Il est bien moins probable que féliciter son chien pour coopérer suffise.

PS : les descriptions ne sont que de vagues exemples, dans la réalité c’est plus compliqué; un chien a mille autre façons de se faire comprendre que baisser la tête ou les oreilles.

Pour conclure

Votre chien fait des choses fabuleuses quand il est détendu et qu’il n’y a aucune sorte de situation conflictuelle. Qu’il y en ait parfois ou qu’il n’y en ait jamais (ça, c’est très important si vous avez un chiot parce que « jamais aujourd’hui », ne veut pas forcément dire « jamais de la vie »), il le fait intentionnellement. Il semble ne pas « réagir » mais il est en train de coopérer.

Pour cela, il envoie des signaux visuels mais c’est plus facile de remarquer un chien qui redresse la queue et la tête que de remarquer un chien qui reste détendu.

Pour de nombreux chiens devenus agressifs, ou très peureux, une mauvaise perception du langage du chien est (plus ou moins fortement) en cause – et pas la maltraitance.

Vous devez profiter de ces occasions qu’il a de montrer qu’il coopère pour faire comprendre à votre chien que c’est ce qu’il faut faire. Pour y arriver, il faut bien vous dire que le chien ne fait jamais rien par hasard.

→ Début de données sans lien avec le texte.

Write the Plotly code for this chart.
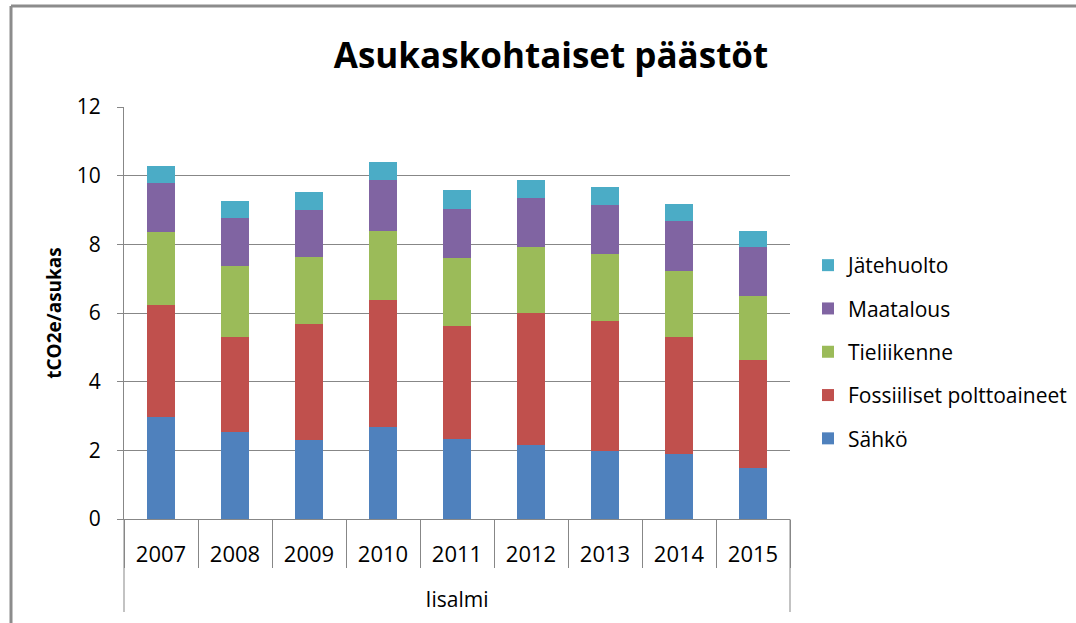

Certains doivent aussi changer de point de vue pour apprendre à repérer ce que leur chien fait de bien et ne plus être focalisé sur le pas bien. Ce n’est pas facile quand on a un chien avec de nombreux problèmes de comportement mais il ne faut pas oublier que c’est à nous de créer des situations dans lesquelles il sera en mesure de réussir. Tous les chiens peuvent prouver qu’ils font de bonnes choses. Certains chiens n’ont simplement pas d’occasions de le faire.

Enfin, n’oubliez surtout pas que les chiens peuvent envoyer des signaux contradictoires au même moment. Il ne faut pas se tromper d’instant pour féliciter.

Et pour certains chiens, c’est trop tard. Même s’il vous reste encore pas mal d’occasions de « féliciter pour ne rien faire », ce n’est pas ça le problème. Chez certains chiens, certains comportements se sont tellement renforcés, ils ont tellement bien appris ce qui leur est vraiment utile (ce n’est pas forcément de votre faute), qu’il faut leur apprendre à faire autre chose et il est alors indispensable de générer d’autres émotions pour y parvenir. Il n’est pas « inutile » de féliciter son chien à certains moments mais cela ne suffit plus.